**Data to process**

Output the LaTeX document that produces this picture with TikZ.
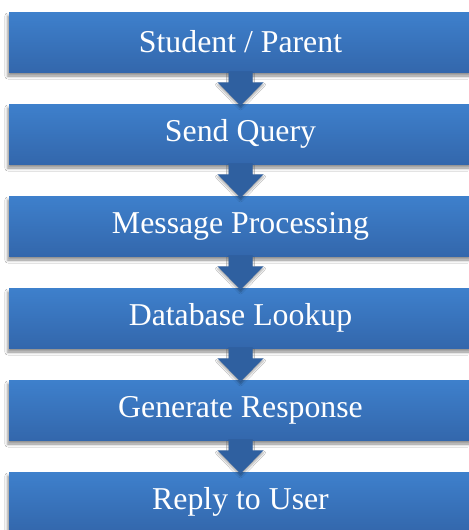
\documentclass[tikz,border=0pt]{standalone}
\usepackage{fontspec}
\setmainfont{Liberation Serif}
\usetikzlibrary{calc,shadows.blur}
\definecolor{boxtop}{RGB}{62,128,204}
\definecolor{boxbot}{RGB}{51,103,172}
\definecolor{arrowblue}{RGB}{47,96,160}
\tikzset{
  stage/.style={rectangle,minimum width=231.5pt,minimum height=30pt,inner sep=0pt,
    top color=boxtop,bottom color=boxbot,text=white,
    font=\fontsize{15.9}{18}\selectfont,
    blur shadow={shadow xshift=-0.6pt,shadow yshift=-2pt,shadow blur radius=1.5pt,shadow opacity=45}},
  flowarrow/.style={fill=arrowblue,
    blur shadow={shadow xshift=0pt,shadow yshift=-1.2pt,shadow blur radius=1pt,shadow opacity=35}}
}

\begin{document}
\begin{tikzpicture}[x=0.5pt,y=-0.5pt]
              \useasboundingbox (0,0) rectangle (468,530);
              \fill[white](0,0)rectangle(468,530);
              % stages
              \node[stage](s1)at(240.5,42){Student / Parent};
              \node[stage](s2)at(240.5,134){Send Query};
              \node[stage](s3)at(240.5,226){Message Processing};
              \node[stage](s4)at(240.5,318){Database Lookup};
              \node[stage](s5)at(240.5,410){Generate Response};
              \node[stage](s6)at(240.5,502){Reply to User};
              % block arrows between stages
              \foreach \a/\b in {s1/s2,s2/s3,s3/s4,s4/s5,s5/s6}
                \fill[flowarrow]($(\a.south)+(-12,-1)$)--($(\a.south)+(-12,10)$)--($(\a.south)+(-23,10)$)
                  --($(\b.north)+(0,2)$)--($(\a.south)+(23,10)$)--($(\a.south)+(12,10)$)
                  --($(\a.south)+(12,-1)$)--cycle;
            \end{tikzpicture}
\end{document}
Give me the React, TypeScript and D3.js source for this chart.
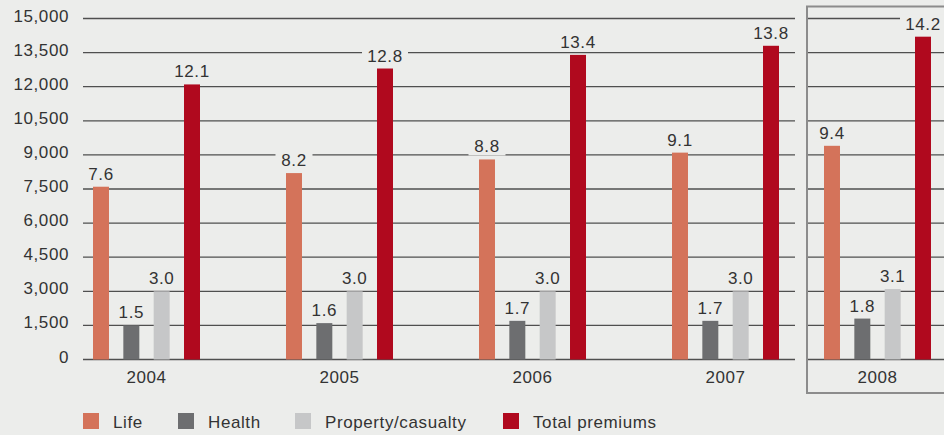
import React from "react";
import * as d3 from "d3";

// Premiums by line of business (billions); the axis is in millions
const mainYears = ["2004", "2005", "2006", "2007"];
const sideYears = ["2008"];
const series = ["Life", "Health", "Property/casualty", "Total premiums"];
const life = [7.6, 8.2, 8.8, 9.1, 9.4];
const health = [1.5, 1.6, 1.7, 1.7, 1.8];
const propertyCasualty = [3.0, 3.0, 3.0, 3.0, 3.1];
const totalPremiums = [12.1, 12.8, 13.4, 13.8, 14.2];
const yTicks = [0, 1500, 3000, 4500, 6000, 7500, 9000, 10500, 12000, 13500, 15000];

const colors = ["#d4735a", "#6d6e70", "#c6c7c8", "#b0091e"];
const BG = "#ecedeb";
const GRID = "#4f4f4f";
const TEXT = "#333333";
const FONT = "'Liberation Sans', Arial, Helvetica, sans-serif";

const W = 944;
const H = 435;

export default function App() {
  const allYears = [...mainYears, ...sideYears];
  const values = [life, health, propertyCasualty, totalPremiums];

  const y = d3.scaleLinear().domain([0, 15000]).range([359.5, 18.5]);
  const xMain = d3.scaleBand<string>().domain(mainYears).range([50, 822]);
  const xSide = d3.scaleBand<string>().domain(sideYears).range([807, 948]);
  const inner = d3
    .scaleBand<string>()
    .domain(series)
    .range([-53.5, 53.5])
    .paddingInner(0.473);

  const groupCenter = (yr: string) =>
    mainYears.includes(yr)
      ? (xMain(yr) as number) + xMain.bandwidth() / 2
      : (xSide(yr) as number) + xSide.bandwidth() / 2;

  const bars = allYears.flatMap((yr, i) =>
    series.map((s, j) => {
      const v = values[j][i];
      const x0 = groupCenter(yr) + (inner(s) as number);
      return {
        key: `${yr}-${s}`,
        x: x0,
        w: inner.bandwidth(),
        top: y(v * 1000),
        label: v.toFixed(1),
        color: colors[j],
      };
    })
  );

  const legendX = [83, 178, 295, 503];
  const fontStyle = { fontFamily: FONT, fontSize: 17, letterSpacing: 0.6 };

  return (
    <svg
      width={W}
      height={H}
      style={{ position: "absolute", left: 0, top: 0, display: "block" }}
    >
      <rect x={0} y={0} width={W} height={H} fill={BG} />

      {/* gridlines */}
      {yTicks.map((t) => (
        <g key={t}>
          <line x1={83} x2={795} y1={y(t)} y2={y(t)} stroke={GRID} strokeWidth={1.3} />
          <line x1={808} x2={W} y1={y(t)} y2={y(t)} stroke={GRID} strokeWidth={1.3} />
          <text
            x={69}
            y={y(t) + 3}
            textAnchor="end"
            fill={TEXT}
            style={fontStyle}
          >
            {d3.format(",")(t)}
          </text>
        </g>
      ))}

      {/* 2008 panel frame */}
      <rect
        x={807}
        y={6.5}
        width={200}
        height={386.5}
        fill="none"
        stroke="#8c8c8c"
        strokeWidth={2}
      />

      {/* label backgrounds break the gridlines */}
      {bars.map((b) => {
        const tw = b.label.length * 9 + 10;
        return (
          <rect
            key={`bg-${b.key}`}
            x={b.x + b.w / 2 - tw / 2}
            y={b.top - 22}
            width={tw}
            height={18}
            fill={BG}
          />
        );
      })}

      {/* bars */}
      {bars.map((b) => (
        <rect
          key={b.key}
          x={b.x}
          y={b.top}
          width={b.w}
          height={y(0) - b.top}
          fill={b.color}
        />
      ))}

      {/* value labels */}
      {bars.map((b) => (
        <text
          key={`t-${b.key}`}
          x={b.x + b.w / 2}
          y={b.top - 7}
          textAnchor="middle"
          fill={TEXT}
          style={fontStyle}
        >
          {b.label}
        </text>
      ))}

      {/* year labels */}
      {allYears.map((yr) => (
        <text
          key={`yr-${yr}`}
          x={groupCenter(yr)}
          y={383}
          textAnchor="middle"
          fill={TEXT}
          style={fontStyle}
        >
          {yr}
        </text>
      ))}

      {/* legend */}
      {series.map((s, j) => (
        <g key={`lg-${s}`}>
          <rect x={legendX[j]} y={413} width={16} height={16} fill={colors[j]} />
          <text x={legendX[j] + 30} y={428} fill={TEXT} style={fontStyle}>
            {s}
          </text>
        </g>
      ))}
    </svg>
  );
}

**Direction**
Please quote exactly the run of lines that starts the entries and ends at the line containing "import * as", leaving out every picture.

**Result for this exercise**
Output the LaTeX document that produces this picture with TikZ.
\documentclass[tikz,border=0pt]{standalone}
\usepackage{fontspec}
\setmainfont{Liberation Serif}
\usetikzlibrary{calc,shadows.blur}
\definecolor{boxtop}{RGB}{62,128,204}
\definecolor{boxbot}{RGB}{51,103,172}
\definecolor{arrowblue}{RGB}{47,96,160}
\tikzset{
  stage/.style={rectangle,minimum width=231.5pt,minimum height=30pt,inner sep=0pt,
    top color=boxtop,bottom color=boxbot,text=white,
    font=\fontsize{15.9}{18}\selectfont,
    blur shadow={shadow xshift=-0.6pt,shadow yshift=-2pt,shadow blur radius=1.5pt,shadow opacity=45}},
  flowarrow/.style={fill=arrowblue,
    blur shadow={shadow xshift=0pt,shadow yshift=-1.2pt,shadow blur radius=1pt,shadow opacity=35}}
}

\begin{document}
\begin{tikzpicture}[x=0.5pt,y=-0.5pt]
              \useasboundingbox (0,0) rectangle (468,530);
              \fill[white](0,0)rectangle(468,530);
              % stages
              \node[stage](s1)at(240.5,42){Student / Parent};
              \node[stage](s2)at(240.5,134){Send Query};
              \node[stage](s3)at(240.5,226){Message Processing};
              \node[stage](s4)at(240.5,318){Database Lookup};
              \node[stage](s5)at(240.5,410){Generate Response};
              \node[stage](s6)at(240.5,502){Reply to User};
              % block arrows between stages
              \foreach \a/\b in {s1/s2,s2/s3,s3/s4,s4/s5,s5/s6}
                \fill[flowarrow]($(\a.south)+(-12,-1)$)--($(\a.south)+(-12,10)$)--($(\a.south)+(-23,10)$)
                  --($(\b.north)+(0,2)$)--($(\a.south)+(23,10)$)--($(\a.south)+(12,10)$)
                  --($(\a.south)+(12,-1)$)--cycle;
            \end{tikzpicture}
\end{document}
Give me the React, TypeScript and D3.js source for this chart.
import React from "react";
import * as d3 from "d3";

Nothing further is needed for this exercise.